_Directions_
Retype exactly the lines from the line containing "Generate a Python" through the line containing "fig = plt.figure(figsize=(W / 100, H / 100), dpi=100)", both included, and nothing more; skip the pictures.

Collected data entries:
»»
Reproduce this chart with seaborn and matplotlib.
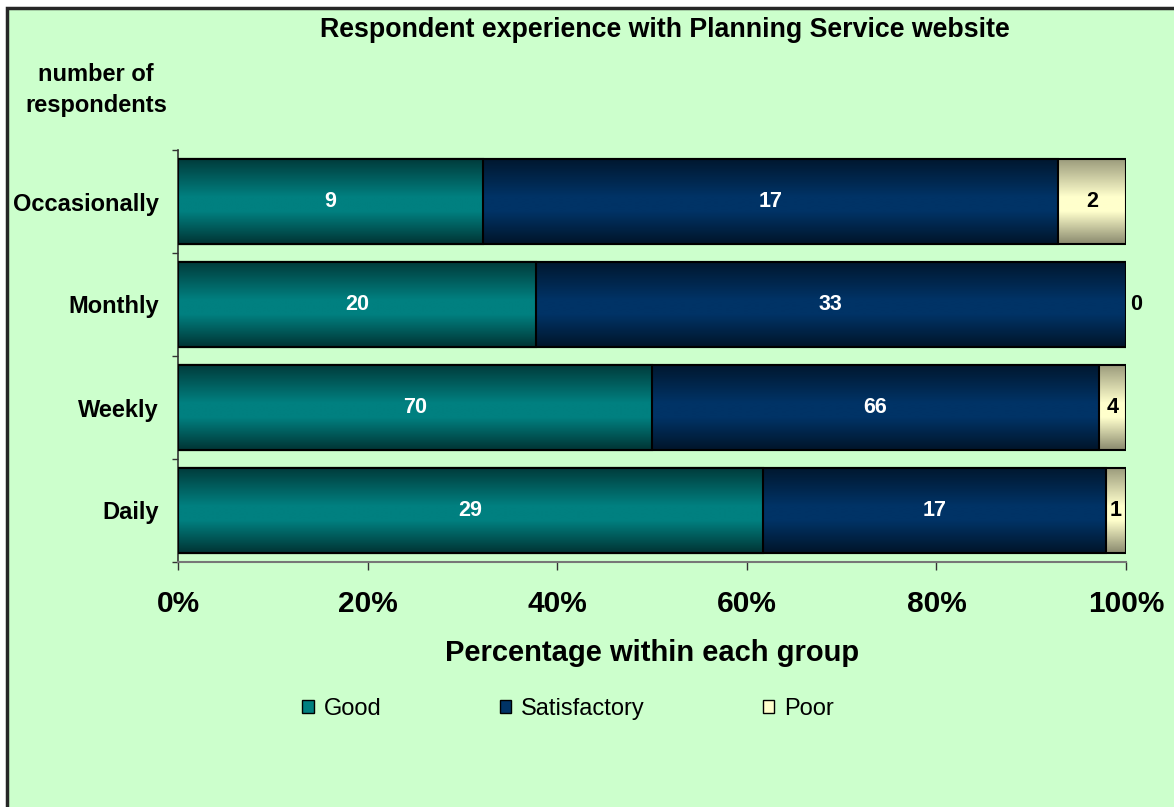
import numpy as np
import pandas as pd
import matplotlib
matplotlib.use("Agg")
import matplotlib.pyplot as plt
import seaborn as sns
from matplotlib.colors import LinearSegmentedColormap, to_rgb
from matplotlib.patches import Rectangle, Patch

# Survey counts per usage frequency
frequency = ["Occasionally", "Monthly", "Weekly", "Daily"]
good = [9, 20, 70, 29]
satisfactory = [17, 33, 66, 17]
poor = [2, 0, 4, 1]
ratings = ["Good", "Satisfactory", "Poor"]
x_ticks = [0, 20, 40, 60, 80, 100]
x_tick_labels = ["0%", "20%", "40%", "60%", "80%", "100%"]

colors = {"Good": "#008080", "Satisfactory": "#003366", "Poor": "#FFFFCC"}
shade = {"Good": 0.45, "Satisfactory": 0.45, "Poor": 0.6}

sns.set_theme(style="white")
plt.rcParams["font.family"] = ["Liberation Sans", "DejaVu Sans"]
plt.rcParams["text.color"] = "black"
plt.rcParams["axes.labelcolor"] = "black"
plt.rcParams["xtick.color"] = "black"
plt.rcParams["ytick.color"] = "black"

df = pd.DataFrame({"Frequency": frequency, "Good": good,
                   "Satisfactory": satisfactory, "Poor": poor})
totals = df[ratings].sum(axis=1)
pct = df[ratings].div(totals, axis=0) * 100
cum = pct.cumsum(axis=1)
cum["Frequency"] = frequency

W, H = 1174, 807
fig = plt.figure(figsize=(W / 100, H / 100), dpi=100, facecolor="white")
fig.patches.append(Rectangle((7 / W, -0.02), 1.05, 1 - 8 / H + 0.02,
                             transform=fig.transFigure, facecolor="#CCFFCC",
                             edgecolor="#262626", linewidth=2.5, zorder=-5))

ax = fig.add_axes([178 / W, 1 - 562 / H, (1126 - 178) / W, (562 - 150) / H])
ax.set_facecolor("none")
ax.set_zorder(1)

# Stacked 100% bars: draw cumulative totals from the widest segment down
for rating in reversed(ratings):
    sns.barplot(data=cum, x=rating, y="Frequency", orient="h",
                color=colors[rating], saturation=1, width=0.83,
                edgecolor="black", linewidth=1.5, errorbar=None, ax=ax)

# Vertical shading on every bar segment
grad = np.linspace(0, 1, 256).reshape(-1, 1)
layer_names = list(reversed(ratings))
for k, container in enumerate(ax.containers):
    name = layer_names[k]
    base = np.array(to_rgb(colors[name]))
    dark = base * shade[name]
    cmap = LinearSegmentedColormap.from_list(
        name, [(0, dark), (0.45, base), (0.62, base), (1, dark * 0.9)])
    for p in container.patches:
        x0, y0 = p.get_x(), p.get_y()
        w, h = p.get_width(), p.get_height()
        if w <= 0:
            continue
        im = ax.imshow(grad, cmap=cmap, aspect="auto", origin="upper",
                       extent=(x0, x0 + w, y0 + h, y0), zorder=2 + 2 * k,
                       interpolation="bilinear")
        im.set_clip_path(p)
        p.set_facecolor("none")
        p.set_zorder(2.5 + 2 * k)

ax.set_xlim(0, 100)
ax.set_ylim(3.5, -0.5)
ax.set_aspect("auto")

# Count labels on each segment
for i in range(len(frequency)):
    left = 0.0
    for rating in ratings:
        v = int(df.loc[i, rating])
        w = pct.loc[i, rating]
        txt_color = "black" if rating == "Poor" else "white"
        if v > 0:
            ax.text(left + w / 2, i, str(v), ha="center", va="center",
                    color=txt_color, fontweight="bold", fontsize=15.5, zorder=20)
        else:
            ax.text(left + 0.4, i, str(v), ha="left", va="center",
                    color="black", fontweight="bold", fontsize=15.5, zorder=20)
        left += w

# Axes styling
for s in ["top", "right"]:
    ax.spines[s].set_visible(False)
ax.spines["left"].set_color("#333333")
ax.spines["left"].set_linewidth(1.2)
ax.spines["bottom"].set_color("#777777")
ax.spines["bottom"].set_linewidth(1.5)

ax.set_yticks(range(len(frequency)))
ax.set_yticklabels(frequency, fontweight="bold", fontsize=17)
ax.set_yticks(np.arange(-0.5, len(frequency), 1), minor=True)
ax.tick_params(axis="y", which="major", left=False, length=0, pad=14)
ax.tick_params(axis="y", which="minor", left=True, length=4.5, width=1,
               color="#333333")
for lbl in ax.get_yticklabels():
    lbl.set_verticalalignment("center_baseline")
ax.set_ylabel("")

ax.set_xticks(x_ticks)
ax.set_xticklabels(x_tick_labels, fontweight="bold", fontsize=21.5)
ax.tick_params(axis="x", which="major", bottom=True, length=6, width=1,
               color="#333333", pad=14)
ax.set_xlabel("Percentage within each group", fontweight="bold",
              fontsize=21, labelpad=15)

fig.text(665 / W, 1 - 30 / H, "Respondent experience with Planning Service website",
         ha="center", va="center", fontweight="bold", fontsize=19.3)
fig.text(96 / W, 1 - 90 / H, "number of\nrespondents", ha="center",
         va="center", fontweight="bold", fontsize=17, linespacing=1.45)

handles = [Patch(facecolor=colors[r], edgecolor="black", linewidth=1)
           for r in ratings]
fig.legend(handles, ratings, loc="center", bbox_to_anchor=(568 / W, 1 - 709 / H),
           ncol=3, frameon=False, fontsize=17, handlelength=0.5,
           handleheight=0.5, handletextpad=0.4, columnspacing=5.0)

fig.savefig("out.png", dpi=100, facecolor=fig.get_facecolor())
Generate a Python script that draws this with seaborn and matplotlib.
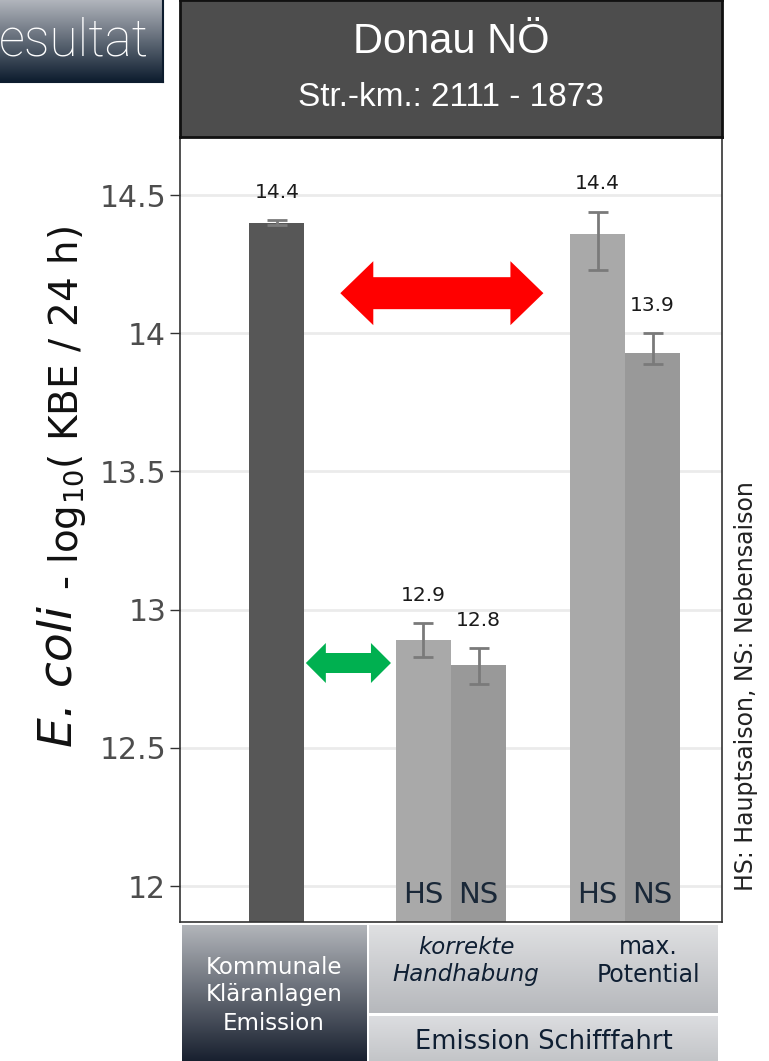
import numpy as np
import pandas as pd
import seaborn as sns
import matplotlib.pyplot as plt
from matplotlib.patches import Polygon
from matplotlib.colors import LinearSegmentedColormap

# data
groups = ["Kommunale", "korrekte", "max"]
seasons = ["HS", "NS"]

komm_mean = [14.40]
komm_lo = [14.39]
komm_hi = [14.41]
komm_labels = ["14.4"]

ship_group = ["korrekte", "korrekte", "max", "max"]
ship_season = ["HS", "NS", "HS", "NS"]
ship_mean = [12.89, 12.80, 14.36, 13.93]
ship_lo = [12.83, 12.73, 14.23, 13.89]
ship_hi = [12.95, 12.86, 14.44, 14.00]
ship_labels = ["12.9", "12.8", "14.4", "13.9"]

y_ticks = [12, 12.5, 13, 13.5, 14, 14.5]
y_ticklabels = ["12", "12.5", "13", "13.5", "14", "14.5"]

W, H = 769, 1061

sns.set_style("white")
plt.rcParams["font.family"] = ["DejaVu Sans"]

fig = plt.figure(figsize=(W / 100, H / 100), dpi=100)


def px_axes(x0, y0, x1, y1):
    return fig.add_axes([x0 / W, 1 - y1 / H, (x1 - x0) / W, (y1 - y0) / H])


def ftext(x, y, s, **kw):
    return fig.text(x / W, 1 - y / H, s, **kw)


def grad_box(x0, y0, x1, y1, top, bottom, edge=None):
    a = px_axes(x0, y0, x1, y1)
    cmap = LinearSegmentedColormap.from_list("g", [top, bottom])
    a.imshow(np.linspace(0, 1, 256).reshape(-1, 1), aspect="auto", cmap=cmap,
             extent=[0, 1, 0, 1])
    a.set_xticks([])
    a.set_yticks([])
    for sp in a.spines.values():
        if edge:
            sp.set_color(edge)
            sp.set_linewidth(1.5)
        else:
            sp.set_visible(False)
    return a


# main panel
ax = px_axes(180, 137, 722, 922)
komm = pd.DataFrame({"group": ["Kommunale"], "value": komm_mean})
ship = pd.DataFrame({"group": ship_group, "season": ship_season, "value": ship_mean})

sns.barplot(data=komm, x="group", y="value", order=groups, color="#575757",
            width=0.316, errorbar=None, saturation=1, linewidth=0, ax=ax, zorder=2)
sns.barplot(data=ship, x="group", y="value", hue="season", order=groups,
            hue_order=seasons, palette={"HS": "#a9a9a9", "NS": "#999999"},
            width=0.632, gap=0, errorbar=None, saturation=1, legend=False,
            linewidth=0, ax=ax, zorder=2)

ax.set_xlim(-0.557, 2.557)
ax.set_ylim(11.87, 14.71)
ax.set_yticks(y_ticks)
ax.set_yticklabels(y_ticklabels)
ax.set_xticks([])
ax.set_xlabel("")
ax.set_ylabel("")
ax.grid(axis="y", color="#ebebeb", linewidth=2, zorder=0)
ax.set_axisbelow(True)
for sp in ax.spines.values():
    sp.set_color("#333333")
    sp.set_linewidth(1.2)
ax.tick_params(axis="y", left=True, length=7, width=1, color="#333333",
               labelsize=21.5, labelcolor="#4d4d4d", pad=3)

means = komm_mean + ship_mean
los = komm_lo + ship_lo
his = komm_hi + ship_hi
labels = komm_labels + ship_labels
bars = sorted([p for p in ax.patches if p.get_height() > 0], key=lambda p: p.get_x())
for i, p in enumerate(bars):
    xc = p.get_x() + p.get_width() / 2
    ax.errorbar(xc, means[i], yerr=[[means[i] - los[i]], [his[i] - means[i]]],
                color="#7a7a7a", elinewidth=2, capsize=7, capthick=2, zorder=3)
    ax.text(xc, his[i] + 0.10, labels[i], ha="center", va="center",
            fontsize=14.5, color="#1a1a1a", zorder=4)
    if i > 0:
        ax.text(xc, 11.967, ship_season[i - 1], ha="center", va="center",
                fontsize=21, color="#1a2838", zorder=4)

# double arrows (sizes in pixels converted to data units)
sx = (2.557 + 0.557) / 542
sy = (14.71 - 11.87) / 785


def double_arrow(x0, x1, yc, shaft, head, hlen, color):
    s, h, L = shaft / 2 * sy, head / 2 * sy, hlen * sx
    verts = [(x0, yc), (x0 + L, yc + h), (x0 + L, yc + s), (x1 - L, yc + s),
             (x1 - L, yc + h), (x1, yc), (x1 - L, yc - h), (x1 - L, yc - s),
             (x0 + L, yc - s), (x0 + L, yc - h)]
    ax.add_patch(Polygon(verts, closed=True, color=color, zorder=5, lw=0))


double_arrow(0.364, 1.531, 14.145, 32, 64, 33, "#ff0000")
double_arrow(0.166, 0.655, 12.807, 20, 40, 20, "#00b050")

# strip header
strip = px_axes(180, 0, 722, 137)
strip.set_facecolor("#4d4d4d")
strip.set_xticks([])
strip.set_yticks([])
for sp in strip.spines.values():
    sp.set_color("#111111")
    sp.set_linewidth(2)
strip.text(0.5, 1 - 42 / 137, "Donau NÖ", ha="center", va="center", color="white",
           fontsize=30, family="Liberation Sans")
strip.text(0.5, 1 - 97 / 137, "Str.-km.: 2111 - 1873", ha="center", va="center",
           color="white", fontsize=24, family="Liberation Sans")

# top-left button
grad_box(-2, -2, 163, 82, "#b5b9c0", "#0d1c2e", edge="#0d1c2e")
ftext(-1, 56, "esultat", ha="left", va="baseline", color="white", fontsize=37,
      family="Roboto", fontweight="light")

# y label
ftext(72, 747, "E. coli", rotation=90, rotation_mode="anchor", ha="left",
      va="baseline", fontsize=34, style="italic", color="#111111")
ftext(78, 590, "- log$_{10}$( KBE / 24 h)", rotation=90, rotation_mode="anchor",
      ha="left", va="baseline", fontsize=28, color="#111111")

# right note
ftext(746, 686, "HS: Hauptsaison, NS: Nebensaison", rotation=90, ha="center",
      va="center", fontsize=17, color="#222222")

# bottom category boxes
grad_box(182, 925, 367, 1061, "#b2b5ba", "#18202f")
ftext(274, 968, "Kommunale", ha="center", va="center", color="white", fontsize=16.5)
ftext(274, 995, "Kläranlagen", ha="center", va="center", color="white", fontsize=16.5)
ftext(274, 1023, "Emission", ha="center", va="center", color="white", fontsize=16.5)

grad_box(369, 925, 718, 1013, "#dfe0e2", "#b6b8bc")
grad_box(369, 1016, 718, 1061, "#dcdde0", "#c3c5c8")
ftext(466, 947, "korrekte", ha="center", va="center", color="#0f1f33",
      fontsize=16.5, style="italic")
ftext(466, 975, "Handhabung", ha="center", va="center", color="#0f1f33",
      fontsize=16.5, style="italic")
ftext(648, 947, "max.", ha="center", va="center", color="#0f1f33", fontsize=17)
ftext(648, 975, "Potential", ha="center", va="center", color="#0f1f33", fontsize=17)
ftext(544, 1042, "Emission Schifffahrt", ha="center", va="center", color="#0f1f33",
      fontsize=18.5)

fig.savefig("out.png", dpi=100)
««
_Answer to the task_
Generate a Python script that draws this with seaborn and matplotlib.
import numpy as np
import pandas as pd
import seaborn as sns
import matplotlib.pyplot as plt
from matplotlib.patches import Polygon
from matplotlib.colors import LinearSegmentedColormap

# data
groups = ["Kommunale", "korrekte", "max"]
seasons = ["HS", "NS"]

komm_mean = [14.40]
komm_lo = [14.39]
komm_hi = [14.41]
komm_labels = ["14.4"]

ship_group = ["korrekte", "korrekte", "max", "max"]
ship_season = ["HS", "NS", "HS", "NS"]
ship_mean = [12.89, 12.80, 14.36, 13.93]
ship_lo = [12.83, 12.73, 14.23, 13.89]
ship_hi = [12.95, 12.86, 14.44, 14.00]
ship_labels = ["12.9", "12.8", "14.4", "13.9"]

y_ticks = [12, 12.5, 13, 13.5, 14, 14.5]
y_ticklabels = ["12", "12.5", "13", "13.5", "14", "14.5"]

W, H = 769, 1061

sns.set_style("white")
plt.rcParams["font.family"] = ["DejaVu Sans"]

fig = plt.figure(figsize=(W / 100, H / 100), dpi=100)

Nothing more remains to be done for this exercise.